Masterfully written by Booker Prize-winner Douglas Stuart, this is the story of Mungo Hamilton, a 15-year-old Protestant boy living in the east end of Glasgow, Scotland, who comes from nothing. No money, little love, and lots of uncertainty and instability. His mother, Mo-Maw, is an alcoholic who takes up with men and moves in with them, temporarily abandoning her three teenage children. Mungo’s older brother, Hamish, is the father of a baby with his 15-year-old girlfriend and alternates living at home and in his girlfriend’s mother’s flat. He is a gang leader, callously sadistic, and has physically and psychologically brutalized Mungo for years, often forcing him to participate in his bloody and brutal gang fights. Jodie, Mungo’s older sister, is the only constant in his life. She is smart, she loves Mungo, and she cares for him like a mother even though she is only a year older than Mungo.

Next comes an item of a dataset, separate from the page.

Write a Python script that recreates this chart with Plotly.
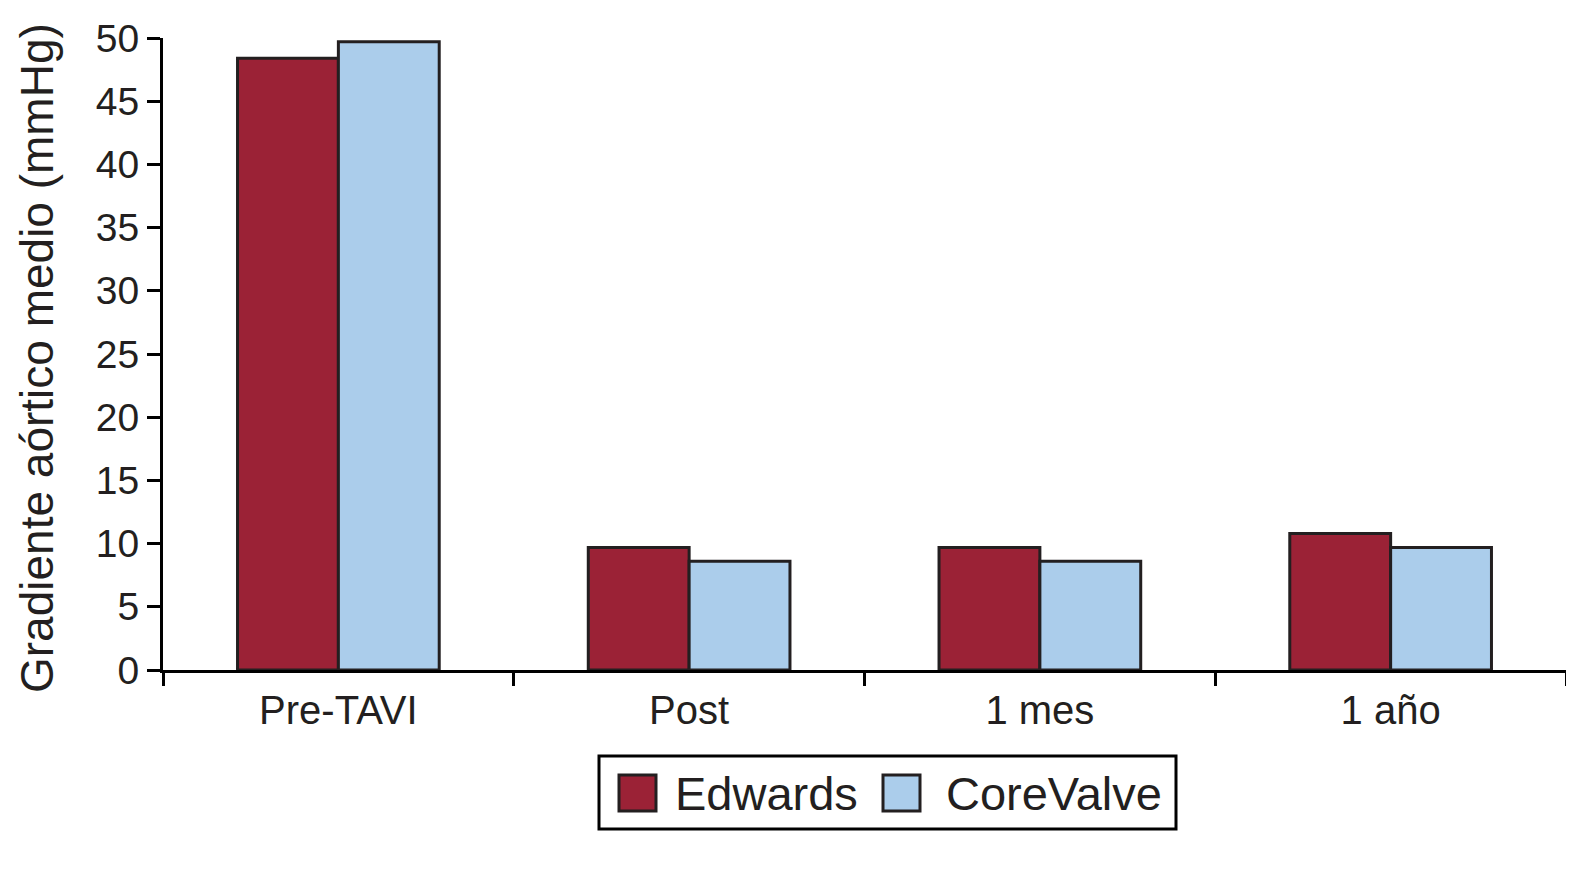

Mungo has grown up without friends, but one day he meets James Jamieson, a Catholic boy his own age with his own heartbreaking story to tell. James raises pigeons in a shanty-like doocot (dovecote) as a way to escape his otherwise bleak life. The two become friends—well, more than friends. And for the first time ever, Mungo is happy. But their love must be a deeply guarded secret, not only because they are gay but also because one is Catholic and one is Protestant.

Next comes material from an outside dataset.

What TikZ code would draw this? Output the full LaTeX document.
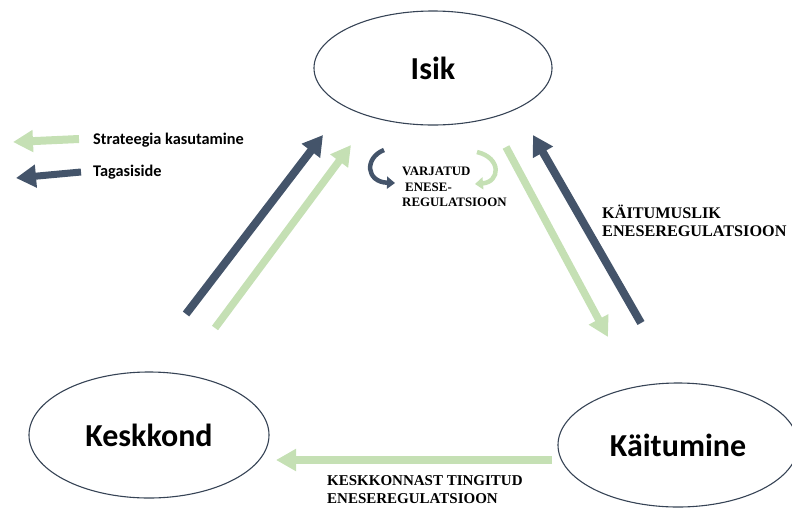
\documentclass[tikz,border=0pt]{standalone}
\usepackage{fontspec}
\setsansfont{Carlito}
\newfontfamily\labelfont{Liberation Serif}
\usetikzlibrary{shapes.geometric,arrows.meta}
\definecolor{tagasi}{HTML}{44546A}
\definecolor{strat}{HTML}{C5E0B4}
\tikzset{
	osa/.style={ellipse,draw=tagasi!80!black,line width=1.1pt,inner sep=0pt,font=\sffamily\bfseries\fontsize{32}{32}\selectfont},
	noolT/.style={draw=tagasi,line width=8pt,-{Triangle[length=20pt,width=22pt]}},
	noolS/.style={draw=strat,line width=7.5pt,-{Triangle[length=20pt,width=21pt]}},
	silt/.style={anchor=west,align=left,inner sep=0pt,font=\labelfont\bfseries\fontsize{16.2}{18}\selectfont}
}
\begin{document}
\begin{tikzpicture}[x=1pt,y=-1pt]

		\useasboundingbox (0,0) rectangle (792,509);

		\node[osa,minimum width=238pt,minimum height=114pt] (isik) at (433,68) {Isik};
		\node[osa,minimum width=240pt,minimum height=126pt] (keskkond) at (149,435) {Keskkond};
		\node[osa,minimum width=240pt,minimum height=124pt] (kaitumine) at (678,445) {K\"aitumine};

		% legend
		\coordinate (ls1) at (79,139); \coordinate (ls2) at (13,142);
		\coordinate (lt1) at (81,172); \coordinate (lt2) at (16,178);
		\draw[noolS,line width=8pt] (ls1) -- (ls2);
		\draw[noolT,line width=7pt] (lt1) -- (lt2);
		\node[anchor=west,inner sep=0pt,font=\sffamily\bfseries\fontsize{16.3}{16.3}\selectfont] (lsS) at (93,140) {Strateegia kasutamine};
		\node[anchor=west,inner sep=0pt,font=\sffamily\bfseries\fontsize{16.3}{16.3}\selectfont] (lsT) at (93,172) {Tagasiside};

		% keskkond <-> isik
		\coordinate (kt1) at (186,314); \coordinate (kt2) at (323,135);
		\coordinate (ks1) at (215,328); \coordinate (ks2) at (351,145);
		\draw[noolT] (kt1) -- (kt2);
		\draw[noolS] (ks1) -- (ks2);

		% isik <-> kaitumine
		\coordinate (is1) at (506,147); \coordinate (is2) at (608,337);
		\coordinate (it1) at (641,323); \coordinate (it2) at (533,135);
		\draw[noolS] (is1) -- (is2);
		\draw[noolT] (it1) -- (it2);

		% kaitumine -> keskkond
		\coordinate (ek1) at (552,460); \coordinate (ek2) at (276,460);
		\draw[noolS] (ek1) -- (ek2);

		% varjatud
		\coordinate (vt1) at (384,150); \coordinate (vt2) at (395,183);
		\coordinate (vs1) at (477,152); \coordinate (vs2) at (475,184);
		\draw[draw=tagasi,line width=4.5pt,-{Triangle[length=8pt,width=12pt]}] (vt1) .. controls (364,158) and (366,182) .. (vt2);
		\draw[draw=strat,line width=4.5pt,-{Triangle[length=8pt,width=12pt]}] (vs1) .. controls (502,158) and (500,182) .. (vs2);

		\node[silt,font=\labelfont\bfseries\fontsize{12.9}{15.5}\selectfont] (varj) at (402,187) {VARJATUD\\\hspace{3pt}ENESE-\\REGULATSIOON};
		\node[silt] (kaitl) at (602,221) {K\"AITUMUSLIK\\ENESEREGULATSIOON};
		\node[silt,font=\labelfont\bfseries\fontsize{15}{18}\selectfont] (keskl) at (327,490) {KESKKONNAST TINGITUD\\ENESEREGULATSIOON};
	\end{tikzpicture}
\end{document}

This tightly nuanced novel has two distinct storylines adeptly woven into each other. One tells the story of Mungo’s life in the low-income housing tenements on the wrong side of Glasgow while the other tells of a weekend fishing trip his mother arranges for him to take with two of her creepy acquaintances from Alcoholics Anonymous, both of whom were recently released from prison for sex crimes. Mungo is gay, and while he has come to privately accept this, his mother thinks this fishing weekend will make a man of him. But things go terribly, shockingly, irreversibly wrong, turning what had been up to that point a coming-of-age/love story into a violent thriller.
Bonus: Do read Douglas Stuart’s short essay, “The Birdmen of Glasgow” at the end of the book that was first published in Literary Hub in April 2022. It’s a fascinating look at growing up in the east end of Glasgow (the setting of the book) and the “doo men” who raised pigeons in doocots all over the edges of the housing tenements.

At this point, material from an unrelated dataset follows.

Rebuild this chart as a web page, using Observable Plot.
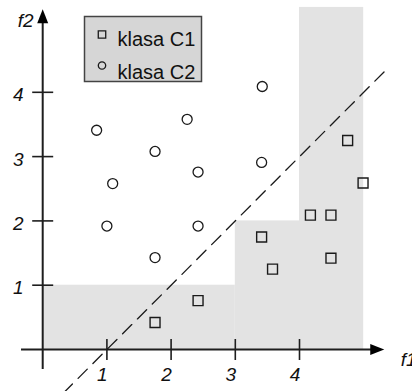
<!DOCTYPE html>
<html>
<head>
<meta charset="utf-8">
<script src="https://cdn.jsdelivr.net/npm/d3@7"></script>
<script src="https://cdn.jsdelivr.net/npm/@observablehq/plot@0.6"></script>
<style>
  html, body { margin: 0; padding: 0; background: #fff; }
  #chart svg { display: block; }
</style>
</head>
<body>
<div id="chart"></div>
<script>
// Class C1 samples (squares)
const c1X = [1.75, 2.42, 3.41, 3.58, 4.17, 4.49, 4.49, 4.75, 4.99];
const c1Y = [0.42, 0.76, 1.75, 1.25, 2.09, 2.09, 1.42, 3.25, 2.59];

// Class C2 samples (circles)
const c2X = [3.42, 2.25, 0.84, 1.75, 2.42, 3.41, 1.09, 1.00, 2.42, 1.75];
const c2Y = [4.09, 3.58, 3.41, 3.08, 2.76, 2.91, 2.58, 1.92, 1.92, 1.43];

// Staircase decision region for C1
const stepX1 = [0, 3, 4];
const stepX2 = [3, 4, 5];
const stepTop = [1, 2, 5.32];

// Linear boundary f2 = f1 - 1
const boundaryX = [0.32, 5.33];
const boundaryY = [-0.68, 4.33];

// Axes
const xTicks = [1, 2, 3, 4];
const yTicks = [1, 2, 3, 4];
const xAxisEnds = [-0.33, 5.32];
const yAxisEnds = [-0.31, 5.29];
const axisNames = ["f1", "f2"];

// Legend
const legendLabels = ["klasa C1", "klasa C2"];
const legendSymbols = ["square", "circle"];

const regions = stepX1.map((x1, i) => ({x1, x2: stepX2[i], top: stepTop[i]}));
const c1 = c1X.map((x, i) => ({x, y: c1Y[i]}));
const c2 = c2X.map((x, i) => ({x, y: c2Y[i]}));
const boundary = boundaryX.map((x, i) => ({x, y: boundaryY[i]}));

// Filled arrow head, tip at the origin, pointing up
const arrowHead = {
  draw(ctx) {
    ctx.moveTo(0, 0);
    ctx.lineTo(-5.5, 14);
    ctx.lineTo(5.5, 14);
    ctx.closePath();
  }
};
// Tick that crosses the axis
const crossTick = {
  draw(ctx) {
    ctx.moveTo(0, -10.5);
    ctx.lineTo(0, 10.5);
  }
};

const axisColor = "#1e1e1e";
const ink = "#1a1a1a";
const textColor = "#111";

const legendMarks = legendLabels.flatMap((label, i) => [
  Plot.dot([label], {
    frameAnchor: "top-left", dx: 101.5, dy: 34 + i * 31,
    symbol: legendSymbols[i], r: legendSymbols[i] === "square" ? 4.2 : 3.7,
    fill: "none", stroke: ink, strokeWidth: 1.3
  }),
  Plot.text([label], {
    frameAnchor: "top-left", dx: 117, dy: 31.5 + i * 32.5,
    text: d => d, textAnchor: "start", fontSize: 20, fill: textColor
  })
]);

const chart = Plot.plot({
  width: 412,
  height: 391,
  margin: 0,
  style: {fontFamily: "'Liberation Sans', Arial, sans-serif", background: "#fff"},
  x: {domain: [0, 5], range: [42.2, 363.2], axis: null},
  y: {domain: [0, 5], range: [349, 27.5], axis: null},
  marks: [
    // decision region
    Plot.rect(regions, {x1: "x1", x2: "x2", y1: 0, y2: "top", fill: "#e3e3e3"}),
    // legend box
    Plot.frame({fill: "#d6d6d6", stroke: "#444", strokeWidth: 1.5,
      insetLeft: 84, insetTop: 16, insetRight: 211, insetBottom: 310}),
    ...legendMarks,
    // axes
    Plot.ruleY([0], {x1: xAxisEnds[0], x2: xAxisEnds[1] - 0.1, stroke: axisColor, strokeWidth: 2}),
    Plot.ruleX([0], {y1: yAxisEnds[0], y2: yAxisEnds[1] - 0.1, stroke: axisColor, strokeWidth: 2}),
    Plot.dot([0], {x: xAxisEnds[1], y: 0, symbol: arrowHead, rotate: 90, fill: "#000", stroke: "none"}),
    Plot.dot([0], {x: 0, y: yAxisEnds[1], symbol: arrowHead, fill: "#000", stroke: "none"}),
    Plot.dot(xTicks, {x: d => d, y: 0, symbol: crossTick, fill: "none", stroke: axisColor, strokeWidth: 1.6}),
    Plot.dot(yTicks, {x: 0, y: d => d, symbol: crossTick, rotate: 90, fill: "none", stroke: axisColor, strokeWidth: 1.6}),
    Plot.text(xTicks, {x: d => d, y: 0, text: d => String(d), dy: 25, dx: -4.5,
      fontSize: 19, fontStyle: "italic", fill: textColor}),
    Plot.text(yTicks, {x: 0, y: d => d, text: d => String(d), dx: -19, dy: 3, textAnchor: "end",
      fontSize: 19, fontStyle: "italic", fill: textColor}),
    Plot.text([axisNames[0]], {x: xAxisEnds[1], y: 0, text: d => d, dx: 16.5, dy: 10,
      textAnchor: "start", fontSize: 19, fontStyle: "italic", fill: textColor}),
    Plot.text([axisNames[1]], {x: 0, y: yAxisEnds[1], text: d => d, dx: -25, dy: 12,
      textAnchor: "start", fontSize: 19, fontStyle: "italic", fill: textColor}),
    // linear boundary
    Plot.line(boundary, {x: "x", y: "y", stroke: ink, strokeWidth: 1.3, strokeDasharray: "13,8"}),
    // samples
    Plot.dot(c1, {x: "x", y: "y", symbol: "square", r: 5.6, fill: "none", stroke: ink, strokeWidth: 1.4}),
    Plot.dot(c2, {x: "x", y: "y", symbol: "circle", r: 5, fill: "none", stroke: ink, strokeWidth: 1.3})
  ]
});

document.getElementById("chart").appendChild(chart);
</script>
</body>
</html>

One note: The novel’s dialogue is in vernacular Scottish, and most of it was easy to figure out—even though I had never seen these words before. That said, when I couldn’t decipher/translate a word, the Kindle dictionary/Wikipedia helped and failing that, Google came to the rescue.
And a warning: Violence permeates this novel, and it is graphic. Just know that before you choose to read this book.
This book truly is a literary triumph. With vivid, colorful characters and a bold, multilayered storyline that doesn’t shy from the truth, this is a remarkable and compelling novel that seared my heart and soul. It is a terribly sad and elegiac book that is emotionally devastating in places, so read with caution.